Since the inception of the national MLK holiday in the early 1980s, there has been no shortage of people taking part in events to honor the slain Civil Rights icon. Some call the holiday a time for celebration – an appropriate day to relish how far African Americans have come since Dr. King walked among us. We like to call it a commemoration, a day to honor a great man who left this world far too soon and long before his dream was reality.

Sadly, if Dr. King was with us today, much of his dream would still be, well – a dream. If he were still here with us, there would be a look of satisfaction on his 84-year-old face Monday when President Barack Obama is sworn-in for his second term. The President’s election and reelection were major turning points in race relations. Some would even say President Obama is proof that blacks have made it to the top of Dr. King’s proverbial mountaintop. But there is little evidence of that.
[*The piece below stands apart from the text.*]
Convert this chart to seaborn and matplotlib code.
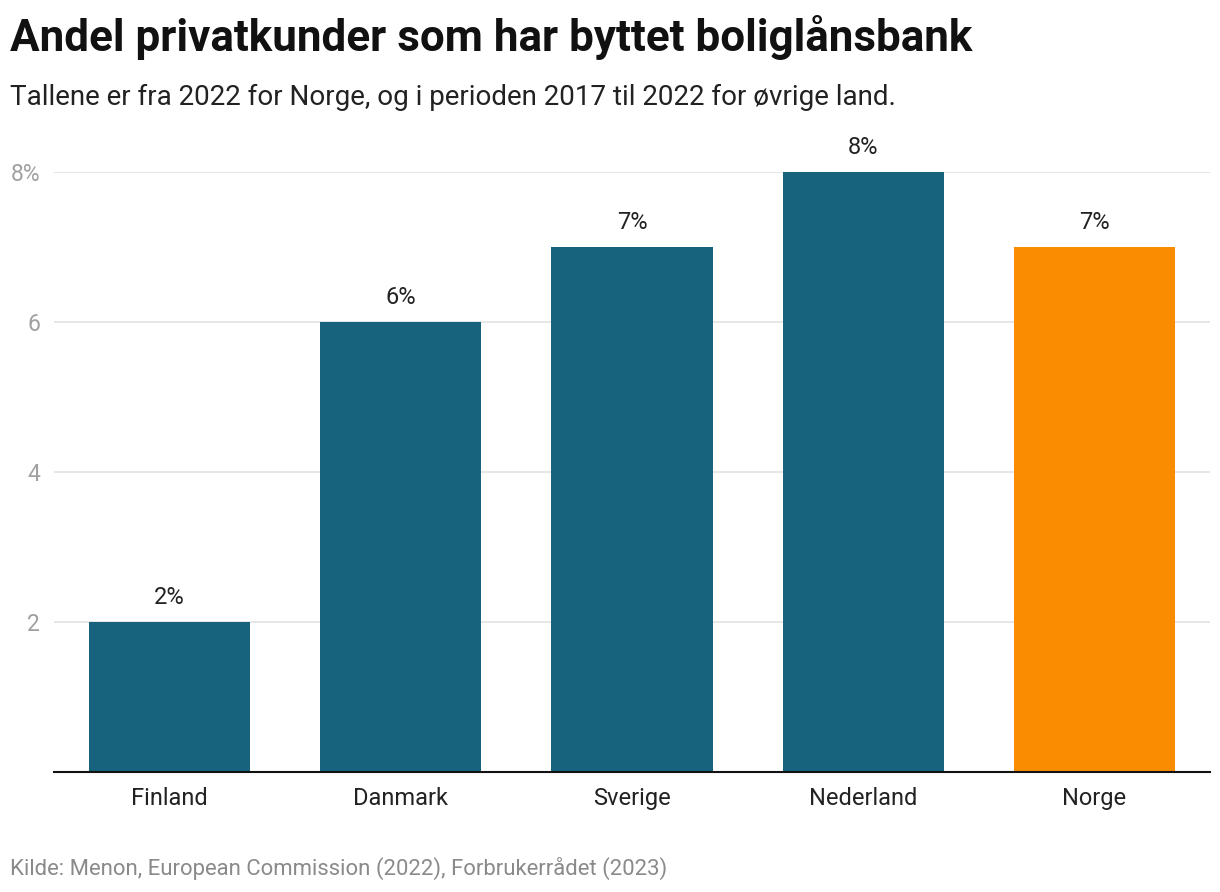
import matplotlib
matplotlib.use("Agg")
import matplotlib.pyplot as plt
import seaborn as sns
import pandas as pd

countries = ["Finland", "Danmark", "Sverige", "Nederland", "Norge"]
values = [2, 6, 7, 8, 7]
colors = ["#17627c", "#17627c", "#17627c", "#17627c", "#f98c00"]
yticks = [2, 4, 6, 8]
ytick_labels = ["2", "4", "6", "8%"]

sns.set_theme(style="white")
plt.rcParams["font.family"] = ["Roboto", "DejaVu Sans"]

df = pd.DataFrame({"land": countries, "andel": values})

fig = plt.figure(figsize=(12.2, 8.92), dpi=100)
ax = fig.add_axes([54 / 1220, 120 / 892, 1156 / 1220, 600 / 892])
sns.barplot(data=df, x="land", y="andel", hue="land", palette=colors,
            legend=False, width=0.697, ax=ax, saturation=1, linewidth=0)

ax.set_ylim(0, 8)
ax.set_xlim(-0.5, 4.5)
ax.set_yticks(yticks)
ax.set_yticklabels(ytick_labels)
ax.yaxis.grid(True, color="#e2e2e2", linewidth=1.2)
ax.set_axisbelow(True)
for s in ["top", "right", "left"]:
    ax.spines[s].set_visible(False)
ax.spines["bottom"].set_color("#111111")
ax.spines["bottom"].set_linewidth(1.5)
ax.set_xlabel("")
ax.set_ylabel("")
ax.tick_params(axis="y", length=0, labelsize=16.5, labelcolor="#a0a0a0", pad=10)
ax.tick_params(axis="x", length=0, labelsize=17, labelcolor="#222222", pad=11)

for i, v in enumerate(values):
    ax.annotate(f"{v}%", (i, v), xytext=(0, 9), textcoords="offset points",
                ha="center", va="bottom", fontsize=17, color="#222222",
                annotation_clip=False)

fig.text(10 / 1220, 1 - 37 / 892, "Andel privatkunder som har byttet boliglånsbank",
         fontsize=31.7, fontweight="bold", color="#111111", va="center", ha="left")
fig.text(10 / 1220, 1 - 97 / 892,
         "Tallene er fra 2022 for Norge, og i perioden 2017 til 2022 for øvrige land.",
         fontsize=20, color="#222222", va="center", ha="left")
fig.text(10 / 1220, 1 - 868 / 892,
         "Kilde: Menon, European Commission (2022), Forbrukerrådet (2023)",
         fontsize=15.9, color="#8a8a8a", va="center", ha="left")

fig.savefig("out.png", dpi=100)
President Obama’s victories were made possible by a coalition of black, Hispanic, Asian and white voters; he has never won the majority of white votes.

Last year, an Associated Press poll conducted and released a few weeks before the President was reelected, actually showed that more Americans (51 percent) held anti-black attitudes since President Obama’s election in 2008 when only 48 percent said they held such views.
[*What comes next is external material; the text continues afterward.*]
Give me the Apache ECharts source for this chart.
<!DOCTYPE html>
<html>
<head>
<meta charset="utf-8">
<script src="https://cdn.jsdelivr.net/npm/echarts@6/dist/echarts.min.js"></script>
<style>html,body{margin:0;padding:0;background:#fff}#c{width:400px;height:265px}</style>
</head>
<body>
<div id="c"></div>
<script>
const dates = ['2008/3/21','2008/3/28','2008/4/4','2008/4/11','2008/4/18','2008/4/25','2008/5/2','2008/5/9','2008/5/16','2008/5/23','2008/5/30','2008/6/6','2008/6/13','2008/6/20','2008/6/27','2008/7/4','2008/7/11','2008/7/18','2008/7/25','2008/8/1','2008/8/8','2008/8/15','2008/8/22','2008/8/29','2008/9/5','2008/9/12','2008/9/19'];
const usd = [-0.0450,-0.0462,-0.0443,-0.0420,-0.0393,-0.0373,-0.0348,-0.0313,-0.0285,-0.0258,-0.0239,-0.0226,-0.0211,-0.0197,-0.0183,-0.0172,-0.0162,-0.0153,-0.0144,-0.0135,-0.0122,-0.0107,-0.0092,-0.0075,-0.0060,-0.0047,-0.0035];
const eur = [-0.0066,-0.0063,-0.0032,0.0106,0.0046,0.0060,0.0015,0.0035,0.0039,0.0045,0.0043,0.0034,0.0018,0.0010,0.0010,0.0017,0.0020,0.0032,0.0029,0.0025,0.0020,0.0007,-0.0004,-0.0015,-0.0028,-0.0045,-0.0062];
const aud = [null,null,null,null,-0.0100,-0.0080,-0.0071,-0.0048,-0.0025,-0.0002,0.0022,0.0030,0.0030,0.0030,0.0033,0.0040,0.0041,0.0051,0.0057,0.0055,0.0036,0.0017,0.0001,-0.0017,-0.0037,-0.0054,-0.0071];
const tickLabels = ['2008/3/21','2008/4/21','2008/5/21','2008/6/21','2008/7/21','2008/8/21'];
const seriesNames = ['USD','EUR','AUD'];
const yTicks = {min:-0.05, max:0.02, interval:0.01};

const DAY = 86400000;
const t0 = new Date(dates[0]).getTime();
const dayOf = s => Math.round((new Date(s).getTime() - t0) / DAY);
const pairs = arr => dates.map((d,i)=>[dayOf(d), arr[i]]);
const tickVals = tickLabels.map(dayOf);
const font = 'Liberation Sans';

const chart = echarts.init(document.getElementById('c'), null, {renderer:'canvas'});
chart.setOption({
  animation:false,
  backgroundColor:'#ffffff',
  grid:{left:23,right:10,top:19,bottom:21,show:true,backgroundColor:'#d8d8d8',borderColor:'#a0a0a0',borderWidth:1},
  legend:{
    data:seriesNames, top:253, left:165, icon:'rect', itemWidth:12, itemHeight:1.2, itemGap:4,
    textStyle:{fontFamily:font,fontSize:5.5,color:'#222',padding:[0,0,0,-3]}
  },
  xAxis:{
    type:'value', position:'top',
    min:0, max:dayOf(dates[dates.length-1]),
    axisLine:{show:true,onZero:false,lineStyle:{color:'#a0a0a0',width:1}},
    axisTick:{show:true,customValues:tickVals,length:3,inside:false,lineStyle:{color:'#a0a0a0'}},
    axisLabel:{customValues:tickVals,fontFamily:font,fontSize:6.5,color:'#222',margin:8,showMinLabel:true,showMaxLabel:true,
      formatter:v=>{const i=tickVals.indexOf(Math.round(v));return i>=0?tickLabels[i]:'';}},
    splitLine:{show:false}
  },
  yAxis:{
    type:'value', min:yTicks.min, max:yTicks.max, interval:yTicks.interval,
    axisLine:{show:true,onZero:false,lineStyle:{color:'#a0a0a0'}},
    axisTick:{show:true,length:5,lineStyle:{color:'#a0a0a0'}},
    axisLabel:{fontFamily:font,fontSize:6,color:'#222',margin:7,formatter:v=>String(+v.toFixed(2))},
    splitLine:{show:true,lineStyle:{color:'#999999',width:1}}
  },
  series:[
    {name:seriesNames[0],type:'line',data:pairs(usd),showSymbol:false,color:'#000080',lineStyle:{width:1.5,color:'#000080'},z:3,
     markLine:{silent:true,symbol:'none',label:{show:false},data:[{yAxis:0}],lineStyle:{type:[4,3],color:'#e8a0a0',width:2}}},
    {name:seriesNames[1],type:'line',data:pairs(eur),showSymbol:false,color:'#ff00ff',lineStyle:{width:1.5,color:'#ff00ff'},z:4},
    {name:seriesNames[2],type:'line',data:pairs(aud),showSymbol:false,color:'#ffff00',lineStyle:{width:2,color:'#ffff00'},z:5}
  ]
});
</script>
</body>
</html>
Ironically, as we remember Dr. King, anti-Obama backlash in this state and others across the nation are striking at the heart of the issue that King was most passionate about – voting rights.

It’s disgraceful that as we lift Dr. King up, our new governor and his right-wing friends running the General Assembly are readying voter identification legislation that will disenfranchise tens of thousands of voters. In his time, King and others fought laws that required blacks to pass tests and jump through other hoops in order to vote. We have lawmakers in Raleigh who are hellbent on seeing the South rise again. They want to go back to a time when blacks knew their place, and the White House was definitely not that place.

Dr. King would not be pleased with the actions or inactions, rather, of his own people either. That look of satisfaction on his face as he watches the President take the oath would disappear when he learns that Chicago – the President’s adopted hometown – is the black murder capital of America. In King’s day, a white racist with a shotgun, noose or bomb was a black man’s worst enemy. Today, it is someone with his same skin color.

Dr. King would be downright frowning after he hears that black school children test grade levels below white students. That one would really baffle him. When he was around, blacks had much, much less and separate but equal was the law, yet they excelled in the classroom and went on to break down color barriers and stereotypes.

There is much more that Dr. King would frown upon, unfortunately, so much so that we doubt that he would want his holiday to be purely about celebration. There is too much to ponder and left to be done. There is no time or cause for a victory party.